### Written problem
Say only how many lines contain the word "that".

### Source data
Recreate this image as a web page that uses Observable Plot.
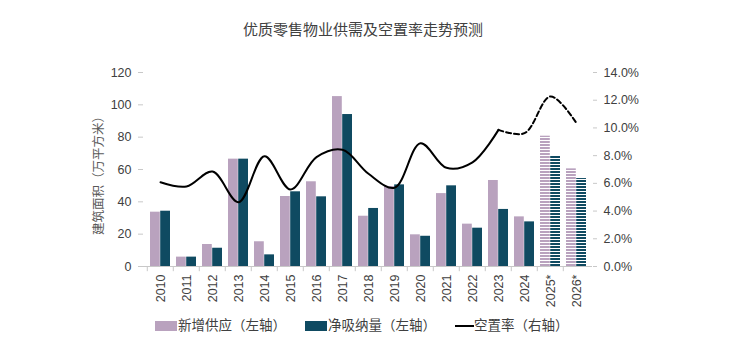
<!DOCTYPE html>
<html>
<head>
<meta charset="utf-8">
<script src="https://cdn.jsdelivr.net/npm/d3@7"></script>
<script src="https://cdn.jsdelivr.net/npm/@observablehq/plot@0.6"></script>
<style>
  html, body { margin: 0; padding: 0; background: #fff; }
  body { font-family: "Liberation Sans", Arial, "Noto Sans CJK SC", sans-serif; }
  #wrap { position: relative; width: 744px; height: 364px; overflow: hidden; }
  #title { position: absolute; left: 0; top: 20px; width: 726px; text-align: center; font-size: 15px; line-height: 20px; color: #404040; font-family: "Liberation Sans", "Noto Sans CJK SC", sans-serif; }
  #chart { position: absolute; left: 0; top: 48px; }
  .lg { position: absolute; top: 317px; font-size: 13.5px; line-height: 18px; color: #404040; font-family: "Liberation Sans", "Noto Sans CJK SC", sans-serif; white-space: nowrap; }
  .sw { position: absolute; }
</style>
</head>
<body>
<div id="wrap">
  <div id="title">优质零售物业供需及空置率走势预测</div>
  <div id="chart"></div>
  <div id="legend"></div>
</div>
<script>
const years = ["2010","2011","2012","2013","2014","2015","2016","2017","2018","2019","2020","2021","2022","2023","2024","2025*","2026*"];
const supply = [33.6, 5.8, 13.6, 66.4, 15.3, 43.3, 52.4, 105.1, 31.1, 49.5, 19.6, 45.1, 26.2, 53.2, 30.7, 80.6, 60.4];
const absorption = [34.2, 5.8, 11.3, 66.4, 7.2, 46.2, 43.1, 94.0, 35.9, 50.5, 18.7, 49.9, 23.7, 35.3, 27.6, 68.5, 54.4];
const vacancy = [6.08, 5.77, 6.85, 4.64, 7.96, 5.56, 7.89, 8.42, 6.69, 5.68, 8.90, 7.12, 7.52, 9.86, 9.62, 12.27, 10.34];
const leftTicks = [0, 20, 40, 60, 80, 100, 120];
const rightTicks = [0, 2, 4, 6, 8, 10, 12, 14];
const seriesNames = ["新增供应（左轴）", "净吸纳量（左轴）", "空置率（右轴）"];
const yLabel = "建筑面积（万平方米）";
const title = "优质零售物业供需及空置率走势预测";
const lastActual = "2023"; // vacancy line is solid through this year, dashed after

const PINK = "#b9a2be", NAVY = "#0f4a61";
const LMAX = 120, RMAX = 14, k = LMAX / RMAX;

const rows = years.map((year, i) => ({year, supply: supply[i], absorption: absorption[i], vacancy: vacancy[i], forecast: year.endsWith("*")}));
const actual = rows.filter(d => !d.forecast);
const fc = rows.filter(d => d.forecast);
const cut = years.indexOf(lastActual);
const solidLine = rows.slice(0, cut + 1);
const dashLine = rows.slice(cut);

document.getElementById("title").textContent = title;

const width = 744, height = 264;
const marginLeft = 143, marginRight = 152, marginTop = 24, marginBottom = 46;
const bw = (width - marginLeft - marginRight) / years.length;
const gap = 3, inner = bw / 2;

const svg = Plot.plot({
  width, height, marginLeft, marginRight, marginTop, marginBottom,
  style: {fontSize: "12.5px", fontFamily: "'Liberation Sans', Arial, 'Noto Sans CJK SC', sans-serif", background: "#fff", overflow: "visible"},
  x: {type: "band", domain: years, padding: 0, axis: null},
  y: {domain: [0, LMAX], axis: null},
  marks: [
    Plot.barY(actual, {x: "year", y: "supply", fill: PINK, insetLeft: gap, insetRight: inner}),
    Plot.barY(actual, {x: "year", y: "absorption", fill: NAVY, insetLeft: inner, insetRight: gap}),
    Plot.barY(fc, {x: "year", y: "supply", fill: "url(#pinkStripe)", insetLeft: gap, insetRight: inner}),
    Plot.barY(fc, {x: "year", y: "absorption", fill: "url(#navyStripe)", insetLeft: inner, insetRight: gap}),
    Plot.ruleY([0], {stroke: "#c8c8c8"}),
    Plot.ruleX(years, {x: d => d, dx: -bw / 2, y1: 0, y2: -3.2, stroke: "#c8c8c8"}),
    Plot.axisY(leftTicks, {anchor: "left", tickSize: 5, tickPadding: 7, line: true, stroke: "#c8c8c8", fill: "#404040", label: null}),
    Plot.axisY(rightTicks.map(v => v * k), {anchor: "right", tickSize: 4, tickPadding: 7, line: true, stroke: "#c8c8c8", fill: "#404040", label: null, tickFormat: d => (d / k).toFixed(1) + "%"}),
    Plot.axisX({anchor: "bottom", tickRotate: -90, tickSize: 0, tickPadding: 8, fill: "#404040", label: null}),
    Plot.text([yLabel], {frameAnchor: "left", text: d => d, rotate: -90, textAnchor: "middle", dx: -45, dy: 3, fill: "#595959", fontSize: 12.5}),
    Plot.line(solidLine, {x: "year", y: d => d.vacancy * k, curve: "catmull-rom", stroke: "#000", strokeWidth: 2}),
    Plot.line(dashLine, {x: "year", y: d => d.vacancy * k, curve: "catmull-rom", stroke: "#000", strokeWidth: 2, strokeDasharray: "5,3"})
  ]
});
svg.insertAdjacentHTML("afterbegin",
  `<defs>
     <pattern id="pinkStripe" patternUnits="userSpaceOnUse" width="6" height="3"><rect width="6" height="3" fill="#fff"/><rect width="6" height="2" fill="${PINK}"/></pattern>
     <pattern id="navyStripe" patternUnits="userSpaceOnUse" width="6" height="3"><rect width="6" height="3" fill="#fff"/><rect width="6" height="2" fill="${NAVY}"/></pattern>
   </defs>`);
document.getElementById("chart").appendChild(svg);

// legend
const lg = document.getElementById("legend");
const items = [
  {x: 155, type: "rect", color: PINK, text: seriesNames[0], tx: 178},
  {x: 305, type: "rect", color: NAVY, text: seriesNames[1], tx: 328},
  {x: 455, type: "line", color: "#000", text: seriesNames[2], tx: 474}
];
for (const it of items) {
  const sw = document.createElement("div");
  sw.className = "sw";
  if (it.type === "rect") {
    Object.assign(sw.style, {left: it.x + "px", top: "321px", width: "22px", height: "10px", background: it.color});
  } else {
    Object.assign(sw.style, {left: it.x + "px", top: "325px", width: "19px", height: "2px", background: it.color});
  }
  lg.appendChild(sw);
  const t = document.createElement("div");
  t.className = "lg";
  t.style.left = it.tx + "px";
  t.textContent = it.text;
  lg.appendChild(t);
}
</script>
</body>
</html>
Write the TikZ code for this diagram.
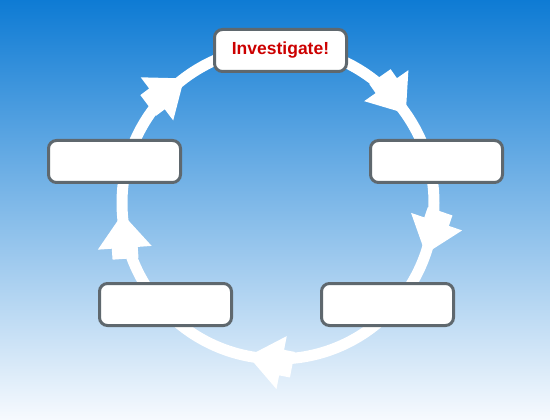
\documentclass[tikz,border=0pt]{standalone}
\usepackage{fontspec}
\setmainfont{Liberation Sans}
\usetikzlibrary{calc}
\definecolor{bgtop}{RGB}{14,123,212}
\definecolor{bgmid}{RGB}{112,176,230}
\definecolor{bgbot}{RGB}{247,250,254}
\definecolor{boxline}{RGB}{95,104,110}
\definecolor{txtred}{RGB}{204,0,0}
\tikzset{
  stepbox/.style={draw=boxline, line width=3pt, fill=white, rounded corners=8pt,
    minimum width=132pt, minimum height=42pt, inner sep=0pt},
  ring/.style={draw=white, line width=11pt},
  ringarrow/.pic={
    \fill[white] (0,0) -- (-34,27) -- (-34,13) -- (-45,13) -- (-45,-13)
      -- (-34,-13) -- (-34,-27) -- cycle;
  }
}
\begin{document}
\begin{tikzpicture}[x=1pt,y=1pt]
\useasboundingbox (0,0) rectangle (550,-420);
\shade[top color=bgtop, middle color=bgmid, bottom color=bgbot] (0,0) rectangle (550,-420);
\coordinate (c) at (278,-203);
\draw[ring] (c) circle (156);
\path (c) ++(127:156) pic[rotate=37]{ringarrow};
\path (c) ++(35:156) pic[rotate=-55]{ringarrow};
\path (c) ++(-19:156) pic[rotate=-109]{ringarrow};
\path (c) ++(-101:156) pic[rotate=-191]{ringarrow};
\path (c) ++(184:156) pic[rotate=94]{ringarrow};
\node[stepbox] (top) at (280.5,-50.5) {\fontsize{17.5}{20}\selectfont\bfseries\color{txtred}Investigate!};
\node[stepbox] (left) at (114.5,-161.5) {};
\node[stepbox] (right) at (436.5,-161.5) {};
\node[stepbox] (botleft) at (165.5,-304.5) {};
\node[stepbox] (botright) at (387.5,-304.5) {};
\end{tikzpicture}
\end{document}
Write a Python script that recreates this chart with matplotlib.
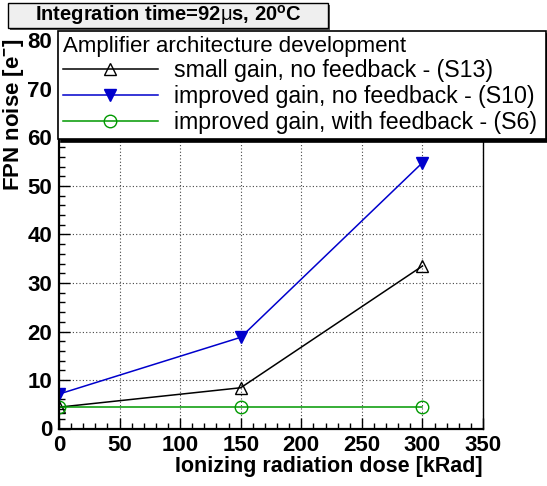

### Correct result
2